At Chilcotin Holidays, we have a community of people from around the world and it evolves with new people arriving and people leaving. The challenge to live among a group of people is to deal with everybody’s different expectations and values. Facing so many different opinions can be very confrontational, suddenly your own values seem to be so fragile and you might even come to the point where you adapt your expectations to the group. This shows the strength a community can develop.
Amazingly our differences here are very valuable, as we appreciate everybody’s skills; by adding them up, we create our communal strength. According to that nobody is left behind because each individual empowers the group; this way our difference develops our strength and our expectations become a common goal that everybody is able to reach. No matter where you are from, how old you are or what happened in your past, we’re all driven by the same desire: learning as much as we can from each other and growing in our personality.
We all speak the same language here: English, no matter where we are from. No one should have to witness a conversation they can’t join because they don’t know what the others are talking about. We teach each other new words every day and our English improves so much, which is another big advantage for all of us. Then we pass the knowledge around, we share everything we know to anybody who asks the “right“ questions, who invests in themselves, so we start investing in other people too. Investing means that we care and want to facilitate other peoples goals. In our community, another persons success is acknowledged by all of us and we are sincerely happy about it, because we know that the whole team has been involved. At the same time, somebody’s failure is assumed by the individual person first to be shared with the group afterwards, because here it’s a failure of the whole group. We all function as a team and if somebody fails, it’s mostly because the whole team had a weak moment at some point.

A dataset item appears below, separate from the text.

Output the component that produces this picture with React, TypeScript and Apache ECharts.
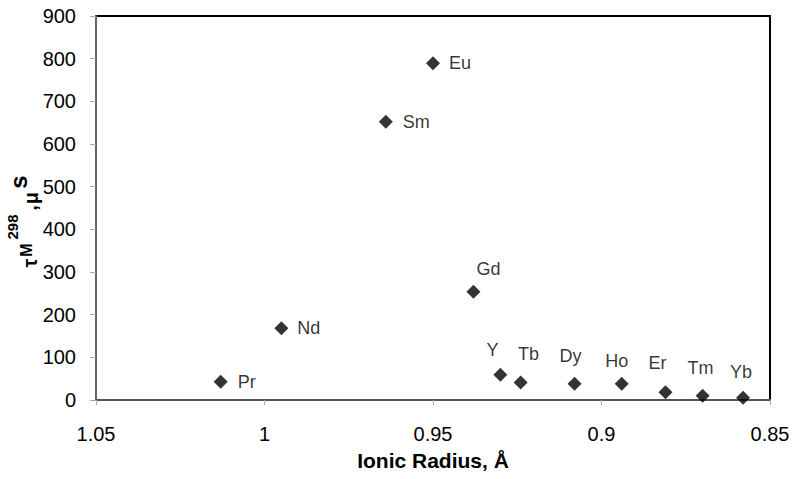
import React, { useEffect, useRef } from "react";
import * as echarts from "echarts";

const elements = ["Pr", "Nd", "Sm", "Eu", "Gd", "Y", "Tb", "Dy", "Ho", "Er", "Tm", "Yb"];
const ionicRadius = [1.013, 0.995, 0.964, 0.95, 0.938, 0.93, 0.924, 0.908, 0.894, 0.881, 0.87, 0.858];
const tauM298 = [43, 168, 652, 789, 254, 59, 41, 38, 38, 18, 10, 5];

const xTicks = { min: 0.85, max: 1.05, interval: 0.05 };
const yTicks = { min: 0, max: 900, interval: 100 };

// label placement (style only)
const labelPlacement: Record<string, any> = {
  Pr: { position: "right", distance: 10 },
  Nd: { position: "right", distance: 9 },
  Sm: { position: "right", distance: 10 },
  Eu: { position: "right", distance: 9 },
  Gd: { position: "inside", offset: [15, -23] },
  Y: { position: "inside", offset: [-8, -25] },
  Tb: { position: "inside", offset: [8, -29] },
  Dy: { position: "inside", offset: [-4, -28] },
  Ho: { position: "inside", offset: [-5, -23] },
  Er: { position: "inside", offset: [-8, -29] },
  Tm: { position: "inside", offset: [-2, -28] },
  Yb: { position: "inside", offset: [-2, -26] },
};

const FONT = "'Liberation Sans', Arial, sans-serif";

export default function App() {
  const ref = useRef<HTMLDivElement>(null);
  useEffect(() => {
    if (!ref.current) return;
    const chart = echarts.init(ref.current, undefined, { renderer: "svg" });
    const data = elements.map((name, i) => ({
      name,
      value: [ionicRadius[i], tauM298[i]],
      label: { ...labelPlacement[name] },
    }));
    const titleText = (text: string, x: number, y: number, size: number) => ({
      type: "text",
      x,
      y,
      rotation: Math.PI / 2,
      style: {
        text,
        fill: "#000",
        font: `bold ${size}px ${FONT}`,
        align: "center",
        verticalAlign: "middle",
      },
    });
    chart.setOption({
      animation: false,
      backgroundColor: "#fff",
      textStyle: { fontFamily: FONT },
      grid: {
        left: 96,
        right: 30,
        top: 16,
        bottom: 79,
        show: true,
        borderColor: "#000",
        borderWidth: 2,
        backgroundColor: "transparent",
      },
      xAxis: {
        type: "value",
        inverse: true,
        min: xTicks.min,
        max: xTicks.max,
        interval: xTicks.interval,
        name: "Ionic Radius, Å",
        nameLocation: "middle",
        nameGap: 50,
        nameTextStyle: { fontSize: 21, fontWeight: "bold", color: "#000", fontFamily: FONT },
        axisLine: { show: true, lineStyle: { color: "#555", width: 2 } },
        axisTick: { show: true, length: 5, lineStyle: { color: "#aaa", width: 1 } },
        axisLabel: {
          fontSize: 20,
          color: "#000",
          margin: 24,
          fontFamily: FONT,
          formatter: (v: number) => String(parseFloat(v.toFixed(2))),
        },
        splitLine: { show: false },
      },
      yAxis: {
        type: "value",
        min: yTicks.min,
        max: yTicks.max,
        interval: yTicks.interval,
        axisLine: { show: true, lineStyle: { color: "#666", width: 2 } },
        axisTick: { show: true, length: 6, lineStyle: { color: "#aaa", width: 1 } },
        axisLabel: { fontSize: 20, color: "#000", margin: 20, fontFamily: FONT },
        splitLine: { show: false },
      },
      graphic: [
        titleText("τ", 30, 263, 20),
        titleText("M", 26, 250, 16),
        titleText("298", 12, 227, 15),
        titleText(",", 30, 208, 20),
        titleText("μ", 31, 198, 20),
        titleText("s", 18, 182, 24),
      ],
      series: [
        {
          type: "scatter",
          symbol: "diamond",
          symbolSize: [14, 14],
          itemStyle: { color: "#000" },
          data,
          label: {
            show: true,
            formatter: "{b}",
            color: "#000",
            fontSize: 18,
            fontFamily: FONT,
          },
        },
      ],
    });
    return () => chart.dispose();
  }, []);
  return (
    <div
      ref={ref}
      style={{ position: "fixed", left: 0, top: 0, width: 800, height: 479 }}
    />
  );
}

In our community we help each other, we care for each other and look after everyone. We create our own world with our own rules and the ones who don’t fit in the team usually leave on their own accord. We all have different roles here, but because each situation varies, we don’t stick to the same role for very long. Roles such as „mentor“ for example are to be developed by each single person at a certain point. There are no specific leaders in this place, because we encourage everybody to be a leader when the time has come.
As in every community, shared values and morals are the base of the good vibes that float in the air. But sharing issues and disagreements plays a big role here as well. Being able to speak out loud what is going on and, by doing this, not letting situations get even worse is essential for us and our self-sanity. But also for the business it’s crucial, because at the end it’s our whole team that makes an effort on running the ranch.
Community also means a lot more than sharing bathrooms, tents, food, desks and work. It means adapting your desires and needs to anything the group can facilitate. When you first enter a new community, it’s common to have too high expectations. According to that there are two options; either you complain about everything and flood the environment with negative energy, or you make an effort and share your ideas of improvements with everybody. Making an effort for the group is the first step of adapting and leadership. From this point of view, each group member is a group leader at the same time. If you don’t take initiative for the group, you will neither be seen as a group member nor as a group leader. Taking initiative doesn’t mean to boss other people around, it mostly means to do things yourself! If responsibility is required, you take it. This way, you as an individual support and strengthen the community. And only if every single group member takes the same roles, all together can function as one whole. So keep in mind, living in an empowered community means starting with yourself!